▶ **Work instructions**
Every line that contains the word "this" should be copied.

-- BEGIN Record list --

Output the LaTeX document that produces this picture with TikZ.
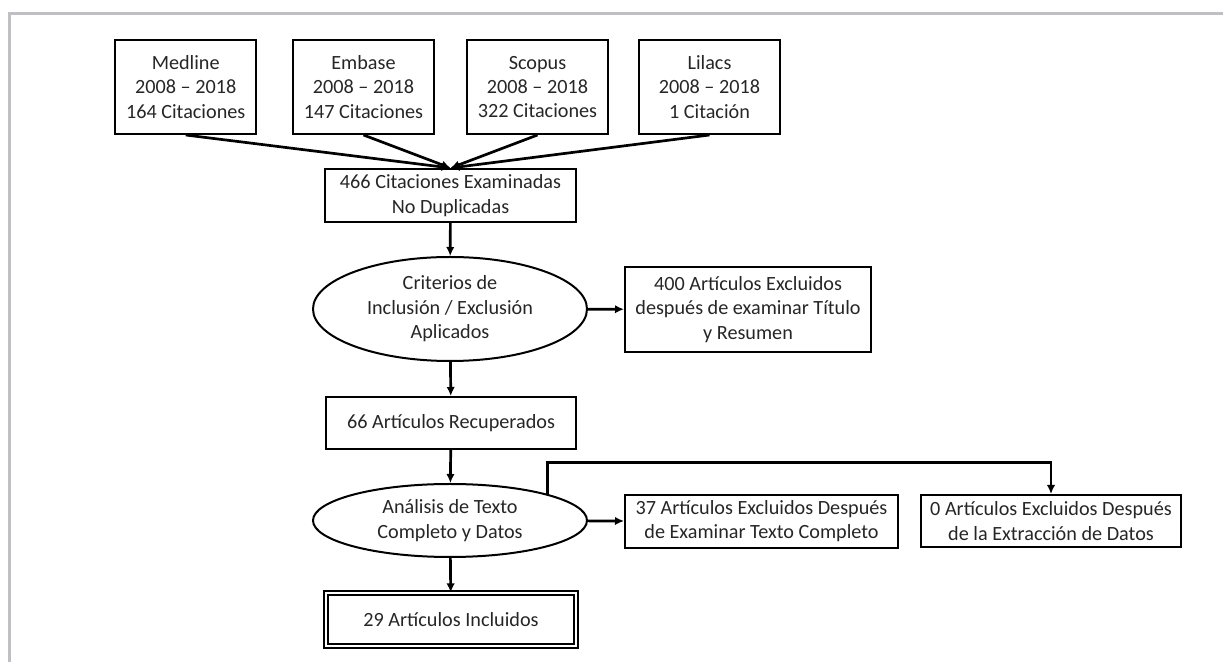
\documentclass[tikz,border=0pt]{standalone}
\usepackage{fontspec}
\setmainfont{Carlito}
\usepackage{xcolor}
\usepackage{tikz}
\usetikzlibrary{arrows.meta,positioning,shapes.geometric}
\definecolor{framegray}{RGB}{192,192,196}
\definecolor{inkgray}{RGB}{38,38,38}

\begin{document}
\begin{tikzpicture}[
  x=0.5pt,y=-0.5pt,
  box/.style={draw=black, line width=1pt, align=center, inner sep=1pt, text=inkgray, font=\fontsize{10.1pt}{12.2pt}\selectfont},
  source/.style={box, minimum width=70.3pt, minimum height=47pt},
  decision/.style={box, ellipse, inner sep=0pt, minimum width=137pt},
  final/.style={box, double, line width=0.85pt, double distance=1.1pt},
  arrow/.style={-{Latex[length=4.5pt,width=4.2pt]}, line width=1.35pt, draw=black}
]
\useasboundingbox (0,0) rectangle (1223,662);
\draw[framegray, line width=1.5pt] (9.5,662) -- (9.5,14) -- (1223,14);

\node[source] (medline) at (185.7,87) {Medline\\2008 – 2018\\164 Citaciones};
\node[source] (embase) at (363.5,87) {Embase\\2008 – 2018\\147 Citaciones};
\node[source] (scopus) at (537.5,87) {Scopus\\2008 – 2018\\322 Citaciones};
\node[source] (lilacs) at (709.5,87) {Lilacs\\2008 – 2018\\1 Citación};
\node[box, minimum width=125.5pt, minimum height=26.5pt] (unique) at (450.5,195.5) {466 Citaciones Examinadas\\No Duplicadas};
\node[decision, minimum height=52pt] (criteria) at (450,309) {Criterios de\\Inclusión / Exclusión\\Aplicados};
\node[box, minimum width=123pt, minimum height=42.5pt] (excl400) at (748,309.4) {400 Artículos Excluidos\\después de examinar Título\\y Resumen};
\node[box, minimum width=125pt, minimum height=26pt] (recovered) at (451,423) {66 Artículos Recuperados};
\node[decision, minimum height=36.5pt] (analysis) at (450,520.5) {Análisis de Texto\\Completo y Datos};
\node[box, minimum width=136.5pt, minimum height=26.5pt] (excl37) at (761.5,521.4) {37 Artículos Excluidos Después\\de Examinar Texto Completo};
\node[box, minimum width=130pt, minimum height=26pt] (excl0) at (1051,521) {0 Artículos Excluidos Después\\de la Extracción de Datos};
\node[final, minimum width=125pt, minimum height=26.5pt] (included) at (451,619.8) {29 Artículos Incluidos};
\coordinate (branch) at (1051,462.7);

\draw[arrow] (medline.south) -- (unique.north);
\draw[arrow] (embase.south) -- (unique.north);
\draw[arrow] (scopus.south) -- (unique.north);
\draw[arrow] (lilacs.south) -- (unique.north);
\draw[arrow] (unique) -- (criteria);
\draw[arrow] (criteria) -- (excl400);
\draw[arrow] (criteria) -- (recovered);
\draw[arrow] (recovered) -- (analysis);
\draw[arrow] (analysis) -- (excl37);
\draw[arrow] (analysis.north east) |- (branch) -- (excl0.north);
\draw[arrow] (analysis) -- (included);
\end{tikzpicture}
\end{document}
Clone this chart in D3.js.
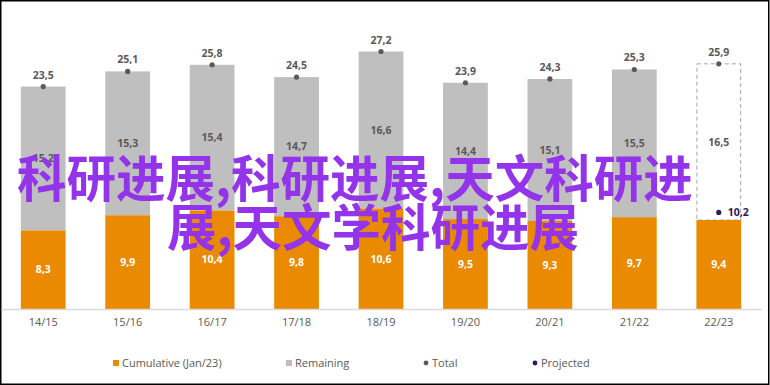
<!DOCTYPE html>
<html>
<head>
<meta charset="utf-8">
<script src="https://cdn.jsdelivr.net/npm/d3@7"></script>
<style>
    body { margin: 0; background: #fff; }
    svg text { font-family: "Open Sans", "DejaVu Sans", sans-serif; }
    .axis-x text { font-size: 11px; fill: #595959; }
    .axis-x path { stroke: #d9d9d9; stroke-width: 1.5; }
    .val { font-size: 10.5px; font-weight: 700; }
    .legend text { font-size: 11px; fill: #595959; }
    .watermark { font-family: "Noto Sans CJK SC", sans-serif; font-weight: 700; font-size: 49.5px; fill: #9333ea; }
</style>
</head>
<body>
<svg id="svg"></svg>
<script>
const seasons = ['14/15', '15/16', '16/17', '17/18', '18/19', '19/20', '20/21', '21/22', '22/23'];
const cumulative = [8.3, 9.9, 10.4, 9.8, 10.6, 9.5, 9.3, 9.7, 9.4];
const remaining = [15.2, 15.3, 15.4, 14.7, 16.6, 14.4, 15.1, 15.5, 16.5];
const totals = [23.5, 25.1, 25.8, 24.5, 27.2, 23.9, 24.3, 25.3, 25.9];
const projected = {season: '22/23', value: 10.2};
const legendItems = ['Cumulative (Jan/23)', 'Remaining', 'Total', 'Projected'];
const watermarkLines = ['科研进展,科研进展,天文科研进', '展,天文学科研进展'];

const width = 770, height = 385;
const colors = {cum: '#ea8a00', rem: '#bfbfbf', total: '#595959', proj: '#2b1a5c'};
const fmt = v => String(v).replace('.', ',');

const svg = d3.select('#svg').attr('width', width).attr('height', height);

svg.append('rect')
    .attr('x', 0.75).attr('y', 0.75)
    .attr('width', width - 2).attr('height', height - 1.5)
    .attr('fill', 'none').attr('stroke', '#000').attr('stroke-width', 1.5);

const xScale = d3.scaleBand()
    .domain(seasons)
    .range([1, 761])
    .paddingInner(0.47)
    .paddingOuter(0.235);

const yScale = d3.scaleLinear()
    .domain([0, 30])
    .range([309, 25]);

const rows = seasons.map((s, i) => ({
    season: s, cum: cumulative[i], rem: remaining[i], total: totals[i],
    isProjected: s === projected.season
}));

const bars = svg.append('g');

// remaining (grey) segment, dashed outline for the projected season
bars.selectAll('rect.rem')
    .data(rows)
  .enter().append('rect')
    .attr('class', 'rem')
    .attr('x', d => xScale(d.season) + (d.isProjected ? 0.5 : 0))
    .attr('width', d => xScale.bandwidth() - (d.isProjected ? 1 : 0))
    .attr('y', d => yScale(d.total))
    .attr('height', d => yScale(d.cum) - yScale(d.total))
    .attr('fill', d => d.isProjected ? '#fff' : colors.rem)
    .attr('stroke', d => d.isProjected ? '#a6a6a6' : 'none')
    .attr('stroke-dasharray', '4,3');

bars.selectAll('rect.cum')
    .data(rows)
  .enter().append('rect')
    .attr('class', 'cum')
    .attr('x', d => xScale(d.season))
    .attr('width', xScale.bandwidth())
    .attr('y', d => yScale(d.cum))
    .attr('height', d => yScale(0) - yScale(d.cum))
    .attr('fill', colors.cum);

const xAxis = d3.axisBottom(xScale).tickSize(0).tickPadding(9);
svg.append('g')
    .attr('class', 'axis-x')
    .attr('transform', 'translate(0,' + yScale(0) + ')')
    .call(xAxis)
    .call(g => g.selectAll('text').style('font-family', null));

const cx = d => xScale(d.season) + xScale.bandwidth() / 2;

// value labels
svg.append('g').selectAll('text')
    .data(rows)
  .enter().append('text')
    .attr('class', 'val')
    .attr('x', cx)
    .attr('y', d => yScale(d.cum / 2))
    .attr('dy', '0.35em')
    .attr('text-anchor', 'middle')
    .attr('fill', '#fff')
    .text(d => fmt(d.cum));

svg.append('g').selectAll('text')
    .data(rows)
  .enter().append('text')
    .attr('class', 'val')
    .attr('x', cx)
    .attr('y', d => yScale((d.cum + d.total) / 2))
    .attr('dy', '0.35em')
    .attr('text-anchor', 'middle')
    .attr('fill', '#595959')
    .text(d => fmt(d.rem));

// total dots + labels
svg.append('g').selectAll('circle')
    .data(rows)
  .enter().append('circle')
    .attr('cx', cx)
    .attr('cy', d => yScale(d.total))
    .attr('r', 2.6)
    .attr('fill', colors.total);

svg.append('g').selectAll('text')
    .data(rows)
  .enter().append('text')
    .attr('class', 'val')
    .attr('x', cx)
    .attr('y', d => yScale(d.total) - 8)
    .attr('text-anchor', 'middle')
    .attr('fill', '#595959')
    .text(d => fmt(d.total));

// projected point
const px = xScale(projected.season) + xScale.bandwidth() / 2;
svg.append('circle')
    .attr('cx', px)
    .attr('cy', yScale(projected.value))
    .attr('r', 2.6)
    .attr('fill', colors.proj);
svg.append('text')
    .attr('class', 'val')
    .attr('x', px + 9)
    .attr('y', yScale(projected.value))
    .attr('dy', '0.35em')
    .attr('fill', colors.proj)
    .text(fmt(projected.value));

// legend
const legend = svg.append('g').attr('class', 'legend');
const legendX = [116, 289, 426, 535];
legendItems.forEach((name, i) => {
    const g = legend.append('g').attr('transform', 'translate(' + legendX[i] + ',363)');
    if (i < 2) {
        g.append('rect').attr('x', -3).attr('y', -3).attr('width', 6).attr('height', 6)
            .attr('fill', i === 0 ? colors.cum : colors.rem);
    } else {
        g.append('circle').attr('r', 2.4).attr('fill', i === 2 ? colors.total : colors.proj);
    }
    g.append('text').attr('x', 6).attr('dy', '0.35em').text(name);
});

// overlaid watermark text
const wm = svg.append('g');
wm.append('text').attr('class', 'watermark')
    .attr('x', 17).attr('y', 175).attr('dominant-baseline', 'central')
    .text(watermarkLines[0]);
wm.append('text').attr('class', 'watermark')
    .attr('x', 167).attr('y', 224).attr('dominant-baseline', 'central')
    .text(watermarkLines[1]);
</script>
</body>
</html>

-- END Record list --

▶ **Right answer**
Output the LaTeX document that produces this picture with TikZ.
Clone this chart in D3.js.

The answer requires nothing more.